アメリカや欧州と比べて明らかな日本人の貯金好き
世界の国々と比較したとき、私たちがいかにお金や資産運用の面で遅れをとっているのか、記事を通して実感していただければと思います。
「日本人は"最高残高“で亡くなり、欧米人は"最低残高“で亡くなる」という言葉があります。その意味するところは、日本人の多くは生涯稼ぎ続け、闇雲に貯金をした結果、最もお金がある状態で亡くなるケースがよくあるということです。
一方で欧米人やラテン系の人は、「生きているうちに、できるだけ有意義なことにお金を使う」という発想があります。そのため、無駄に貯金を残すことなく、投資をしたりお金を使ったりしながら、幸せな気持ちで亡くなっていくということです。
我慢に我慢を重ねながら、お金を貯めて死ぬ人生と、歌って、踊って、食べて、恋をして、財産を使い果たして死ぬ人生。あなたはどちらが幸せだと思いますか? その答えが、国の経済や成長にも反映しています。
アメリカと比べてみても日本人の貯金好きは明らかです。日本人は金融資産の半分以上(54.3%)を現金・預金で保有していますが、アメリカやユーロエリアでは、それよりはるかに少ない割合です(アメリカ13.3 %、ユーロエリア34.3%)。

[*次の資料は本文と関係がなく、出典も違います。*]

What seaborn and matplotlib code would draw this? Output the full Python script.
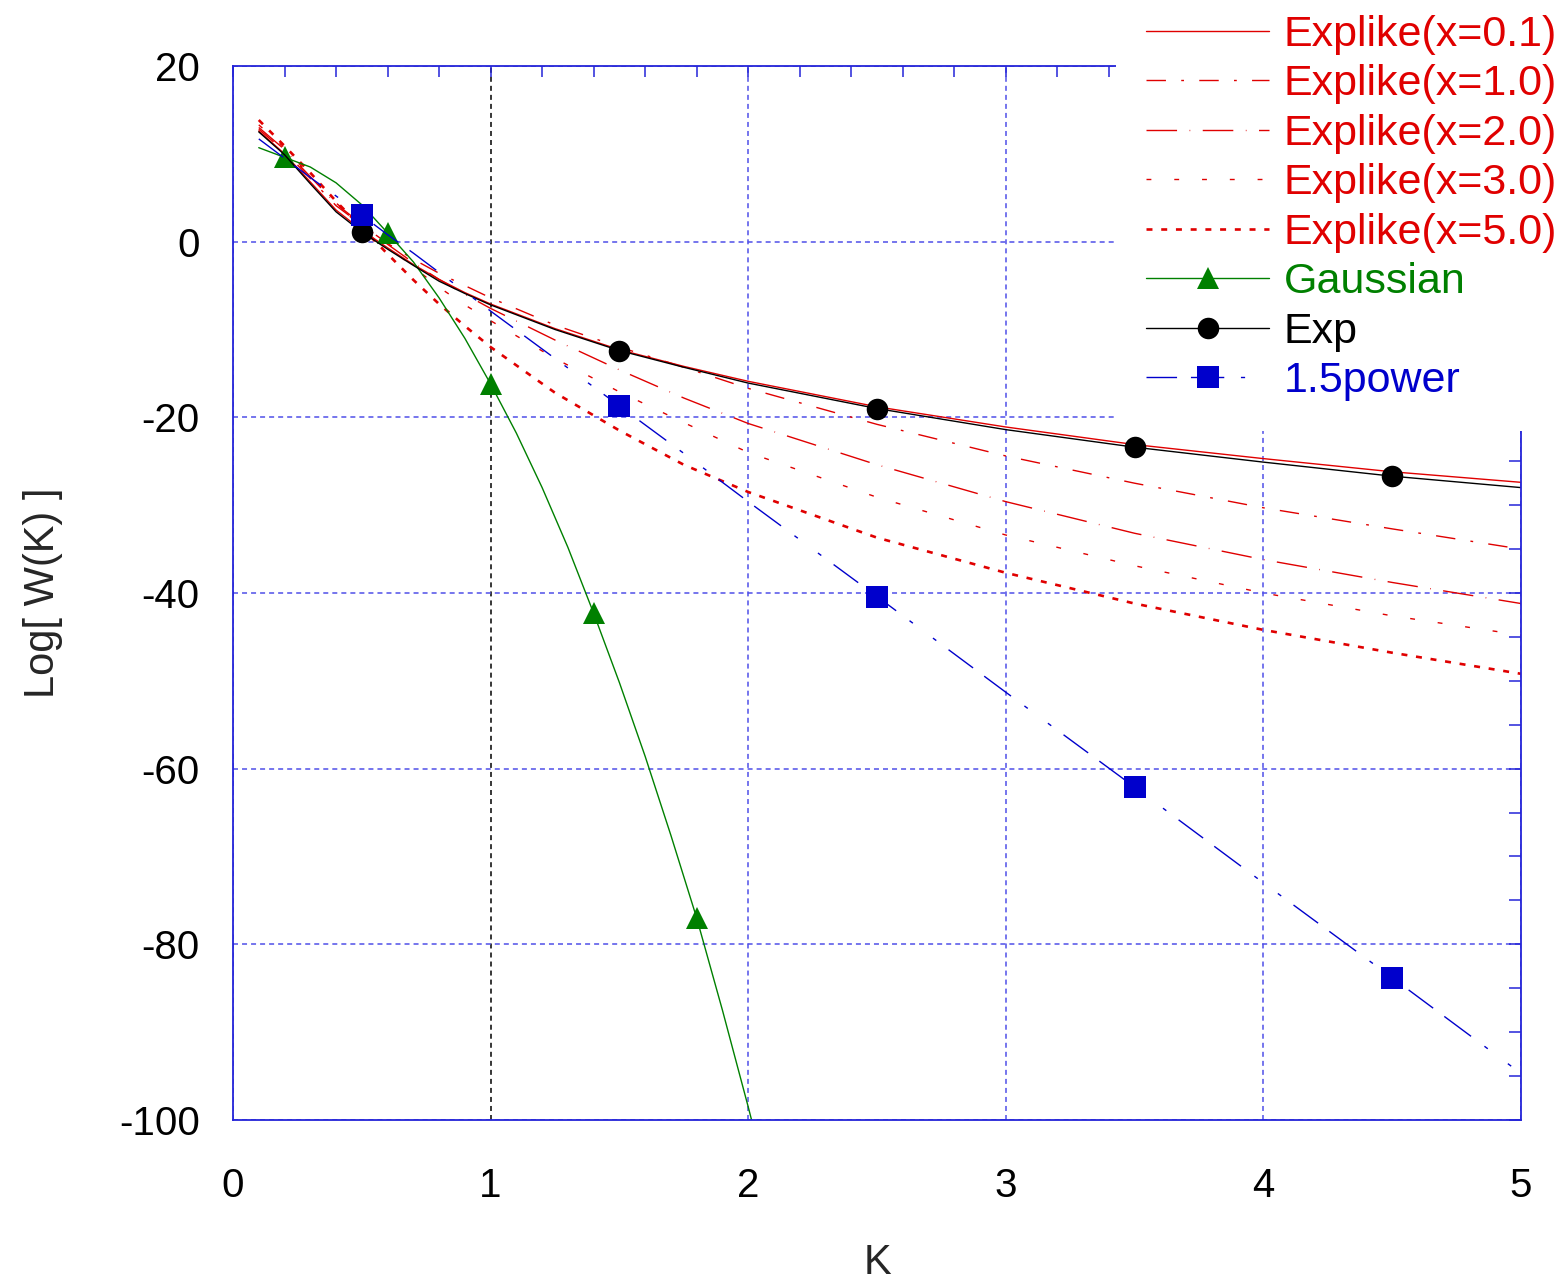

つまり、積極的に投資をするアメリカ人と比べると、日本人は4倍も貯金比率が高いのです。世界を見渡してみても、日本人の現金保有率の高さは際立っているといえます。一方で、投資に回されるお金はごくわずかです。
「たくさん貯金をして何が悪いの?」
そう思われる方もいるかもしれません。貯金をすること自体が悪いのではなく、問題は、貯金することを盲信していることにあります。たとえば、次の話を聞いてもまだ、日本円を貯金で持ち続けたいと思うでしょうか。
2017年に金融庁が作成した「各国の家計金融資産の推移」によると、1995年から約20年間の日本の家計金融資産の成長率は1.47倍。アメリカでは3.11倍、イギリスは2.27倍です。つまり、日本の一般家庭での金融資産の増え方は、欧米に比べて約半分程度ということです。日本の家計における金融資産の成長の低さが際立ちます。
真面目な国民性で、将来の心配に備えてコツコツ貯める姿勢が日本人らしくもありますが、それゆえにお金を増やす多くの機会を損失しているのです。その原因は、投資よりも貯金を好む国民性にあるといえます。
[図表1]を見ていただくとわかるように、家計の金融資産の成長は投資による「運用リターン」に紐付いています。つまり、アメリカやイギリスでは投資によって運用リターンを得ているからこそ、家計の金融資産も伸びているのです。
しかもその投資はギャンブルのようなものではありません。税制優遇などの政策対応もあり、バランスのとれたポートフォリオが実現されています。そこに個々人の投資習慣が加わり、金融資産を大きく増加させているのです。
その結果、アメリカでは勤労所得と財産所得の比率が3:1になっています。一方で日本は8:1です。つまり、日本人は労働による収入がメインとなっており、投資による利益が得られていない状況なのです。
こうした状況が続いていけば、私たちはいつまで経ってもあくせく働かなければなりません。